La cabane de Pointe Suzanne bas est flanquée de deux caisses en bois retournées, déposées autrefois par hélicoptère : l’une sert à stocker les réserves d’eau en bouteille à droite, et l’autre sert d’abri aux toilettes sèches installées à gauche (Kerguelen ; ©Laureline Chaise, MNHN, Henerges)
L’un des modules de la cabane servant de chambre à coucher, contenant 2 lits superposés (Pointe Suzanne, Kerguelen ; ©Laureline Chaise, MNHN, Henerges)
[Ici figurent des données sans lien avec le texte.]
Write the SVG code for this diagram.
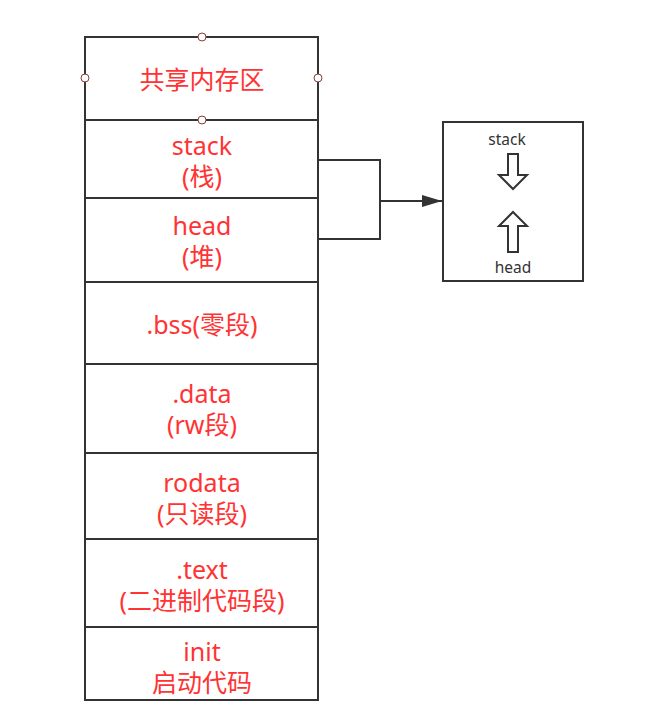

La qualité et la diversité de la nourriture, ainsi que les instants de convivialité autour des repas, sont très importantes voire essentielles pour le moral sur le terrain ! Ainsi, nous ne manquons de rien : des réserves de nourriture pouvant se conserver longtemps au sec et à température ambiante (pâtes, riz, semoule, légumes en boîte, fromage sous vide, biscottes, céréales, cacao, lait en poudre, œuf en poudre, tablettes de chocolat, confiture, pâte à tartiner, sauces, crèmes dessert, épices, pâtés, plats lyophilisés, café, thé, soupes…) sont acheminées à l’avance par tracteur, et réapprovisionnées au besoin au long de l’année, puis placées dans des touques solidement attachées tout autour de la cabane. Pour cuisiner, nous disposons d’une gazinière équipée d’un four, qui constitue aussi l’une de nos seules sources de chauffage. Toute la nourriture « fraîche » (viande, poisson, fromage, fruits et légumes, œufs, beurre…) doit être commandée auprès des cuisines de la base (en fonction des réserves) avant notre départ et transportée avec nous à pied. Elle est ensuite conservée dans une touque placée dehors à l’ombre et servant de réfrigérateur naturel. Nous disposons aussi de réserves de farine et de levure pour pétrir quotidiennement notre propre pain. Il faut savoir être inventif et, avec les bons ingrédients, rien ne nous empêche de préparer un « haggis maison » pour la Burns Night (une fête écossaise), une galette des rois pour l’Epiphanie ou une soirée pizza !
Les touques contiennent les réserves de nourriture pour toute l’année (Pointe Suzanne, Kergueken ; ©Laureline Chaise, MNHN, Henerges)
Le module cuisine équipée de la cabane (Pointe Suzanne, Kerguelen ; ©Laureline Chaise, MNHN, Henerges)
Sur le terrain, nous sommes des intrus dans un milieu naturel et sauvage souhaitant le rester. Notre présence doit donc causer le minimum de perturbations, et si possible temporaires. C’est pourquoi par exemple nous trions nos déchets. Nous séparons le plastique, le verre, l’aluminium et le fer, mais aussi les déchets contaminés ou toxiques (résidus de colle, aiguilles sales etc.) qui seront rapatriés à la Réunion via le MD pour y être traités (ce qui a un coût non négligeable !). Le reste (papier, carton…) sera incinéré sur place.
La cabane est équipée en électricité via un panneau solaire lors des jours de beau temps, qui peut être relayé par un générateur électrique fonctionnant à l’essence la nuit.
C’est bien beau tout cela vous allez me dire… Bon OK, il n’y a pas de salle de bain toute équipée… mais qu’en est-il des toilettes ? Et bien elles se trouvent tout autour de vous, en plein air ! Quel plaisir de vous frayer un chemin jusqu’à la plage parmi un groupe d’otaries belliqueuses lors d’un moment d’urgence, ou de vous faire accepter entre quelques éléphants de mer ronflant dans un instant de méditation (après avoir prévenu vos collègues que vous alliez « faire un tour »)… certes un peu venteux et humide lors des jours de pluie, mais quelle vue sur la mer ! En 2015, des toilettes sèches ont été installées dans une caisse en bois retournée pour plus de confort (toujours au grand air – pour la vue ! – mais protégées de la pluie et du vent) pourvues d’un sceau à vider dans la mer et rempli d’herbe en guise de sciure ; et le papier toilette est toujours à traiter avec les déchets incinérables (on ne jette rien de non biodégradable à la mer pour ne pas polluer !).